Depuis le 1er janvier 2008, les réfugiés arrivés en Suisse par voie aérienne peuvent être retenus jusqu'à soixante jours aux aéroports de Genève et Zurich. «En règle générale, leur séjour ici ne dépasse pas trente jours», affirme Rolf Götschmann, de l'Office fédéral des migrations (ODM). Les requérants sont auditionnés deux fois par les fonctionnaires avant de recevoir la première décision, au bout de deux semaines en moyenne. Ils disposent ensuite de cinq jours pour recourir contre une décision négative ou une non-entrée en matière (NEM). Puis, la justice administrative fédérale statue dans les mêmes délais.
Selon les statistiques de janvier à juillet 2009, 64 demandes ont été déposées à Cointrin (208 de janvier à décembre dernier). Le Sri Lanka, le Nigeria et la Côte-d'Ivoire sont les pays les plus représentés. Selon les projections de l'ODM, les demandes déposées aux deux aéroports devraient constituer entre 2 et 3% de l'ensemble des requêtes en Suisse en 2009 (contre 4% en 2008).

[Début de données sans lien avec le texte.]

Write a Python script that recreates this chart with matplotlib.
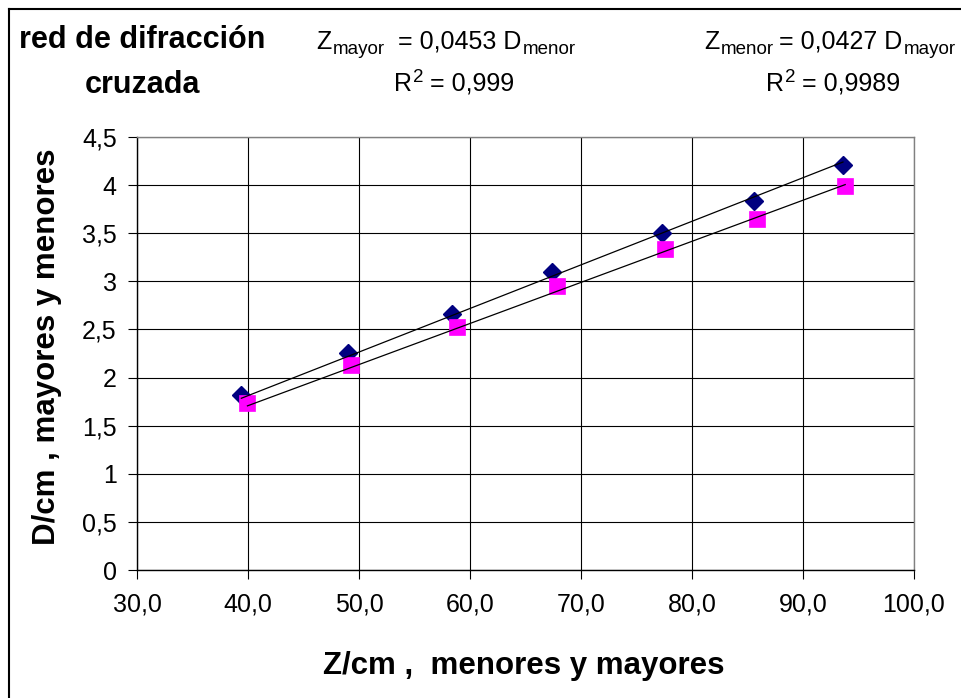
import matplotlib
matplotlib.use("Agg")
import matplotlib.pyplot as plt
from matplotlib.lines import Line2D

plt.rcParams['font.family'] = ['Liberation Sans', 'DejaVu Sans']

# ---- data ----
z_mayor = [39.4, 49.0, 58.4, 67.4, 77.3, 85.6, 93.6]
d_mayor = [1.82, 2.26, 2.66, 3.10, 3.50, 3.83, 4.21]
z_menor = [39.95, 49.3, 58.8, 67.8, 77.6, 85.9, 93.8]
d_menor = [1.74, 2.13, 2.53, 2.95, 3.34, 3.65, 3.99]
slope_mayor = 0.0453
slope_menor = 0.0427

x_ticks = [30, 40, 50, 60, 70, 80, 90, 100]
x_tick_labels = ['30,0', '40,0', '50,0', '60,0', '70,0', '80,0', '90,0', '100,0']
y_ticks = [0, 0.5, 1, 1.5, 2, 2.5, 3, 3.5, 4, 4.5]
y_tick_labels = ['0', '0,5', '1', '1,5', '2', '2,5', '3', '3,5', '4', '4,5']

W, H = 962, 698
fig = plt.figure(figsize=(W / 100, H / 100), dpi=100)
fig.patch.set_facecolor('white')
renderer = fig.canvas.get_renderer()

# outer frame (left + top visible)
fig.add_artist(Line2D([9 / W, 9 / W], [0, 1 - 9 / H], transform=fig.transFigure,
                      color='black', lw=1.5))
fig.add_artist(Line2D([9 / W, 1], [1 - 9 / H, 1 - 9 / H], transform=fig.transFigure,
                      color='black', lw=1.5))

ax = fig.add_axes([137 / W, 1 - 570 / H, (914 - 137) / W, (570 - 137) / H])
ax.set_xlim(30, 100)
ax.set_ylim(0, 4.5)
ax.set_xticks(x_ticks)
ax.set_xticklabels(x_tick_labels)
ax.set_yticks(y_ticks)
ax.set_yticklabels(y_tick_labels)
ax.tick_params(axis='both', direction='out', length=6.5, width=0.8, color='black',
               labelsize=18, colors='black')
ax.tick_params(axis='x', pad=10)
ax.tick_params(axis='y', pad=8)
ax.grid(True, color='black', lw=0.8)
ax.set_axisbelow(True)
for s in ['top', 'right']:
    ax.spines[s].set_color('#808080')
    ax.spines[s].set_linewidth(1.0)
for s in ['left', 'bottom']:
    ax.spines[s].set_color('black')
    ax.spines[s].set_linewidth(1.0)

ax.plot(z_mayor, d_mayor, linestyle='none', marker='D', markersize=9,
        markerfacecolor='#000080', markeredgecolor='#000080', zorder=3, clip_on=False)
ax.plot(z_menor, d_menor, linestyle='none', marker='s', markersize=11,
        markerfacecolor='#FF00FF', markeredgecolor='#FF00FF', markeredgewidth=0.5,
        zorder=3, clip_on=False)

xm = [min(z_mayor), max(z_mayor)]
ax.plot(xm, [slope_mayor * v for v in xm], color='black', lw=0.9, zorder=4)
xn = [min(z_menor), max(z_menor)]
ax.plot(xn, [slope_menor * v for v in xn], color='black', lw=0.9, zorder=4)


def ftext(x, y, s, **kw):
    return fig.text(x / W, 1 - y / H, s, **kw)


def seq_text(xc, base, pieces):
    """pieces: (text, fontsize, dy_px, gap_before_px)"""
    arts = []
    widths = []
    for txt, fs, dy, gap in pieces:
        t = ftext(0, base + dy, txt, fontsize=fs, ha='left', va='baseline')
        bb = t.get_window_extent(renderer)
        arts.append(t)
        widths.append(bb.width)
    total = sum(widths) + sum(p[3] for p in pieces)
    x = xc - total / 2
    for t, w, p in zip(arts, widths, pieces):
        x += p[3]
        t.set_x(x / W)
        x += w


ftext(142, 48, 'red de difracción', fontsize=22, fontweight='bold', ha='center', va='baseline')
ftext(143, 93, 'cruzada', fontsize=22, fontweight='bold', ha='center', va='baseline')

MS, SS, SD = 18, 13.5, 5
seq_text(446, 49, [('Z', MS, 0, 0), ('mayor', SS, SD, 1), ('= 0,0453 D', MS, 0, 14),
                   ('menor', SS, SD, 1)])
seq_text(454, 91, [('R', MS, 0, 0), ('2', SS, -9, 1), ('= 0,999', MS, 0, 6)])
seq_text(830, 49, [('Z', MS, 0, 0), ('menor', SS, SD, 1), ('= 0,0427 D', MS, 0, 6),
                   ('mayor', SS, SD, 1)])
seq_text(833, 91, [('R', MS, 0, 0), ('2', SS, -9, 1), ('= 0,9989', MS, 0, 6)])

ftext(524, 674, 'Z/cm ,  menores y mayores', fontsize=22.5, fontweight='bold',
      ha='center', va='baseline')
ftext(47, 347, 'D/cm , mayores y menores', fontsize=22.5, fontweight='bold',
      ha='center', va='center', rotation=90)

fig.savefig('out.png', dpi=100, facecolor='white')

Sur les 64 demandes de cette année, la moitié environ a débouché sur une admission, qui n'est bien souvent que provisoire. Les personnes concernées sont alors transférées vers le centre d'enregistrement et de procédure de Vallorbe, l'un des trois que compte le pays. Les recalés, eux, sont pris en charge par le canton de Genève en vue d'un rapatriement si les documents de retour sont délivrés par leur pays d'origine. Parmi eux, certains passeront par le centre de détention administrative de Frambois.